The next time you think about using the world “real” in this context, take a moment to think about the people you are leaving out. The people you are shaming. These people are just as real as you and their feelings also get hurt for real. Just because a girl wears a bikini on Instagram, can do a handstand or wears a size 0 does not mean that she does not have feelings just like you and that your words do not sting.

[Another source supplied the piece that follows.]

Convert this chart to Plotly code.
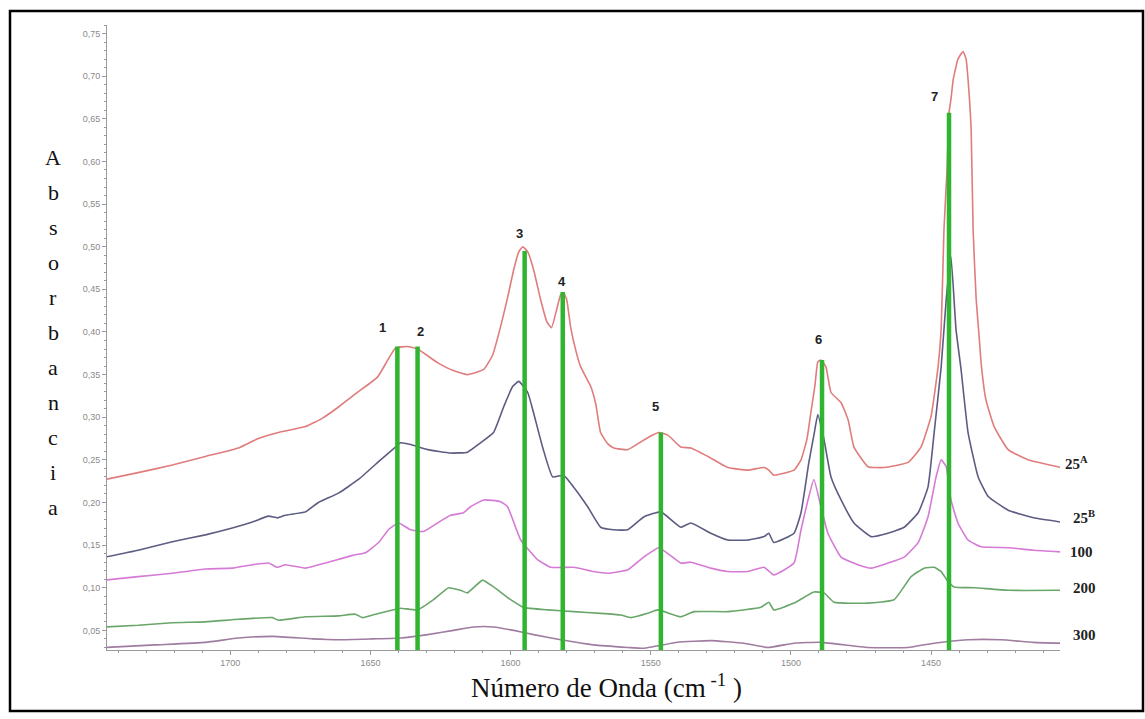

Also think about your argument or the point you are trying to make and how this use of “real” impacts your ability to be effective. Their are many “unreal” people who can be and are powerful fighters for fair representation of all walks of life in the media and yoga. You totally cut those people out of the loop. It  should be viewed as a human issue. Diversity is good for everyone. When you signal out “real” and “un real” it does not help diversity because diversity includes all people.

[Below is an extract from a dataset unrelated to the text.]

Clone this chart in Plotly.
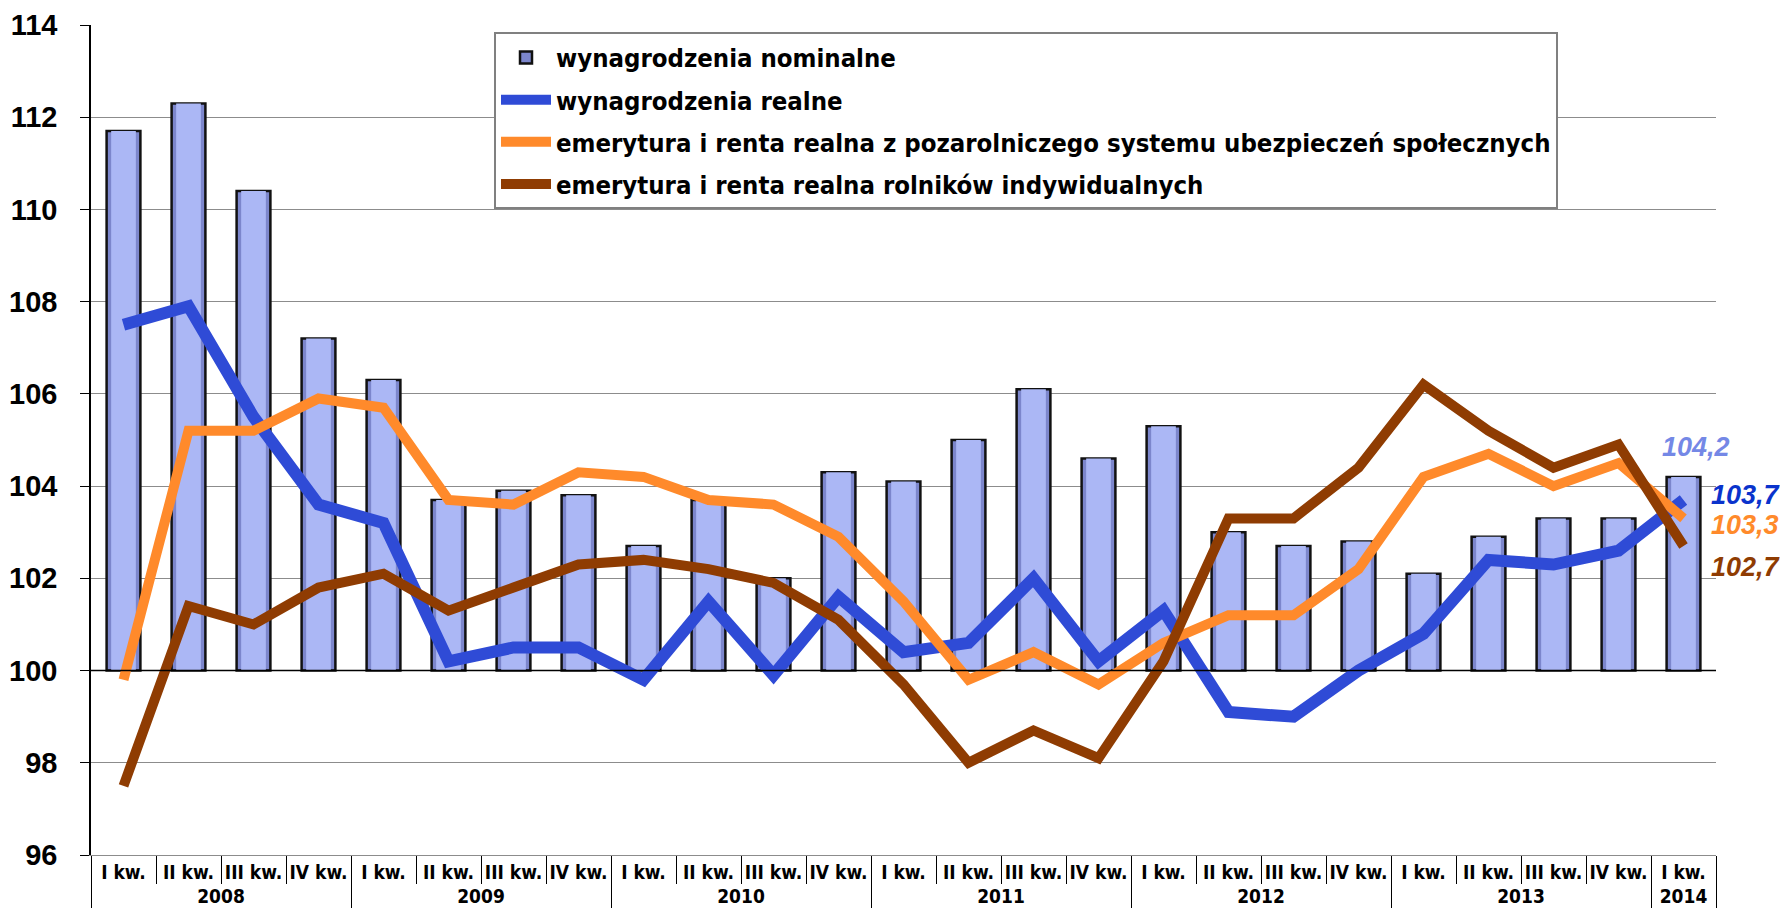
import plotly.graph_objects as go

years = ["2008"] * 4 + ["2009"] * 4 + ["2010"] * 4 + ["2011"] * 4 + ["2012"] * 4 + ["2013"] * 4 + ["2014"]
quarters = ["I kw.", "II kw.", "III kw.", "IV kw."] * 6 + ["I kw."]

nominalne = [111.7, 112.3, 110.4, 107.2, 106.3, 103.7, 103.9, 103.8, 102.7, 103.7, 102.0, 104.3,
             104.1, 105.0, 106.1, 104.6, 105.3, 103.0, 102.7, 102.8, 102.1, 102.9, 103.3, 103.3, 104.2]
realne = [107.5, 107.9, 105.5, 103.6, 103.2, 100.2, 100.5, 100.5, 99.8, 101.5, 99.9, 101.6,
          100.4, 100.6, 102.0, 100.2, 101.3, 99.1, 99.0, 100.0, 100.8, 102.4, 102.3, 102.6, 103.7]
emer_pozarol = [99.8, 105.2, 105.2, 105.9, 105.7, 103.7, 103.6, 104.3, 104.2, 103.7, 103.6, 102.9,
                101.5, 99.8, 100.4, 99.7, 100.6, 101.2, 101.2, 102.2, 104.2, 104.7, 104.0, 104.5, 103.3]
emer_rolnikow = [97.5, 101.4, 101.0, 101.8, 102.1, 101.3, 101.8, 102.3, 102.4, 102.2, 101.9, 101.1,
                 99.7, 98.0, 98.7, 98.1, 100.2, 103.3, 103.3, 104.4, 106.2, 105.2, 104.4, 104.9, 102.7]

names = ["wynagrodzenia nominalne", "wynagrodzenia realne",
         "emerytura i renta realna z pozarolniczego systemu ubezpieczeń społecznych",
         "emerytura i renta realna rolników indywidualnych"]

FONT = "Liberation Sans, Arial"
NARROW = "DejaVu Sans Condensed, Liberation Sans, Arial"
C_BAR = "#abb7f5"
C_BAR_EDGE = "#7c86cc"
C_BLUE = "#2f4bd6"
C_ORANGE = "#ff8a2b"
C_BROWN = "#8f3c02"

x = [[f"<b>{y}</b>" for y in years], [f"<b>{q}</b>" for q in quarters]]
base = 100
heights = [v - base for v in nominalne]
n = len(quarters)

fig = go.Figure()
fig.add_trace(go.Bar(
    x=x, y=heights, base=base, name="<b>" + names[0] + "</b>", legendgroup="a", width=0.52,
    marker=dict(color=C_BAR_EDGE, line=dict(color="#111111", width=2.5)),
))
fig.add_trace(go.Bar(
    x=x, y=heights, base=base, showlegend=False, legendgroup="a", width=0.38, hoverinfo="skip",
    marker=dict(color=C_BAR, line=dict(width=0)),
))
fig.add_trace(go.Scatter(x=x, y=realne, mode="lines", name="<b>" + names[1] + "</b>", legendgroup="b",
                         line=dict(color=C_BLUE, width=12)))
fig.add_trace(go.Scatter(x=x, y=emer_pozarol, mode="lines", name="<b>" + names[2] + "</b>", legendgroup="c",
                         line=dict(color=C_ORANGE, width=10)))
fig.add_trace(go.Scatter(x=x, y=emer_rolnikow, mode="lines", name="<b>" + names[3] + "</b>", legendgroup="d",
                         line=dict(color=C_BROWN, width=10)))

last = n - 1
def fmt(v):
    return f"{v:.1f}".replace(".", ",")

ann_font = dict(family="Liberation Sans, Arial", size=27)
annotations = [
    dict(x=last, y=nominalne[-1], text="<b><i>" + fmt(nominalne[-1]) + "</i></b>", showarrow=False,
         xanchor="center", yanchor="middle", xshift=12, yshift=30, font=dict(color="#7488e6", **ann_font)),
    dict(x=last, y=realne[-1], text="<b><i>" + fmt(realne[-1]) + "</i></b>", showarrow=False,
         xanchor="left", yanchor="middle", xshift=25, yshift=5, font=dict(color="#0a33cc", **ann_font)),
    dict(x=last, y=emer_pozarol[-1], text="<b><i>" + fmt(emer_pozarol[-1]) + "</i></b>", showarrow=False,
         xanchor="left", yanchor="middle", xshift=25, yshift=-7, font=dict(color=C_ORANGE, **ann_font)),
    dict(x=last, y=emer_rolnikow[-1], text="<b><i>" + fmt(emer_rolnikow[-1]) + "</i></b>", showarrow=False,
         xanchor="left", yanchor="middle", xshift=25, yshift=-21, font=dict(color=C_BROWN, **ann_font)),
    dict(xref="paper", yref="paper", x=0.5, y=1.046, xanchor="center", yanchor="middle", showarrow=False,
         text="<b>(analogiczny okres roku poprzedniego=100)</b>",
         font=dict(family="Liberation Sans, Arial", size=32, color="#000000")),
]

# page body adds an 8px offset, so the figure is sized 8px smaller to fit the 1788x915 window
fig.update_layout(
    width=1780, height=907,
    margin=dict(l=83, r=72, t=17, b=60),
    paper_bgcolor="white", plot_bgcolor="white",
    barmode="overlay",
    showlegend=True,
    legend=dict(x=0.248, y=0.991, xanchor="left", yanchor="top",
                bgcolor="white", bordercolor="#808080", borderwidth=2,
                font=dict(family=NARROW, size=25.5, color="#000000"),
                tracegroupgap=6, itemwidth=50, traceorder="grouped"),
    annotations=annotations,
    shapes=[dict(type="line", xref="paper", yref="y", x0=0, x1=1, y0=100, y1=100,
                 line=dict(color="#000000", width=1.5), layer="above")],
    font=dict(family=FONT, color="#000000"),
)
fig.update_yaxes(range=[96, 114], dtick=2, tick0=96, showgrid=True, gridcolor="#8c8c8c", gridwidth=1.3,
                 showline=True, linecolor="#000000", linewidth=1.5, ticks="outside", ticklen=9,
                 tickcolor="#000000", zeroline=False, automargin=False, ticklabelstandoff=17,
                 tickfont=dict(family=FONT, size=29, color="#000000"), tickprefix="<b>", ticksuffix="</b>")
fig.update_xaxes(type="multicategory", range=[-0.5, n - 0.5], autorange=False,
                 showline=True, linecolor="#8c8c8c", linewidth=1.3,
                 ticks="outside", tickson="boundaries", ticklen=28, tickcolor="#000000", tickangle=0,
                 showdividers=True, dividercolor="#000000", dividerwidth=1, automargin=False,
                 tickfont=dict(family=NARROW, size=19, color="#000000"))

fig.write_html("out.html")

Shanna Small has been practicing Ashtanga Yoga and studying the Yoga Sutras since 2001. She has studied in Mysore with Sharath Jois and is the Director of AYS Charlotte, a school for traditional Ashtanga in Charlotte NC. She has written for Yoga International and the Ashtanga Dispatch. Go here for more information on AYS Charlotte. For information on workshops, please e-mail shanna@ashtangayogaproject.com.


  • Nadine

    I appreciate this conversation. I am twice a single mother who 4 years ago endured a PTSD inducing custody battle and has endured their fair share of hardship. When I began practicing Mysore 7 years ago, I mopped the studio floors and cleaned the bathrooms cover my tuition until I received free practice as a teacher. After my separation, I returned to waiting tables to supplement my income as a yoga teacher, and eventually was able to give up the food service work when my teaching class load reached an astonishing 20+ classes a week. I get very little child support and have managed to raise two amazing girls. I also have an able body and an advanced asana practice which has absolutely NO BEARING on my status as a ‘real’ or ‘unreal’ ‘yogi’. I have a regular practice, am hella dedicated, and work my a$$ off. The Yoganonymous article referenced is an example of typical dualistic nonsense which ironically distracts from the ‘real’ work of yoga. Keep your drishti on your own mat folks. I unsubscribe from sites such as Yoganonymous, as many of their technical yoga info is inaccurate and unprofessional and the bait-and-click articles such as this lower my vibration and make me feel grumpy. I like to make references about raising my vibration. It makes me more of a real yogi. 😛

  • Paula

    Love this! Shaming generalizations only create more inequity, up there with “real” is the term “authentic” as if either pejorative/elitist uses of these words to describe a persons character mean anything but to elevate or degrade another.

  • Shankar

    I think that a lot of people, including the author and myself, need to do a lot more practise before they understand what’s real and not real. I don’t know what a yogi is; but I would associate progress in yoga with a reduction in positioning one’s self as a victim.

  • Tabatha

    This is such an interesting conversation, but remember, it’s not inclusive to yoga. The “real” woman debate has been around for a bit. I understand the idea that sparked it and resonate with it, that you do not have to fit a certain type or look the way that media portrays in order to be “real”. I do think that it gets taken to the extreme, discrediting those that do happen to fit the type and disqualifying their work just because they look the way they do. There is a lot of judgement, regardless of how “real” you are, I think that we’ve got to remember to keep our practice internal and get out of the habit of comparing ourselves to others.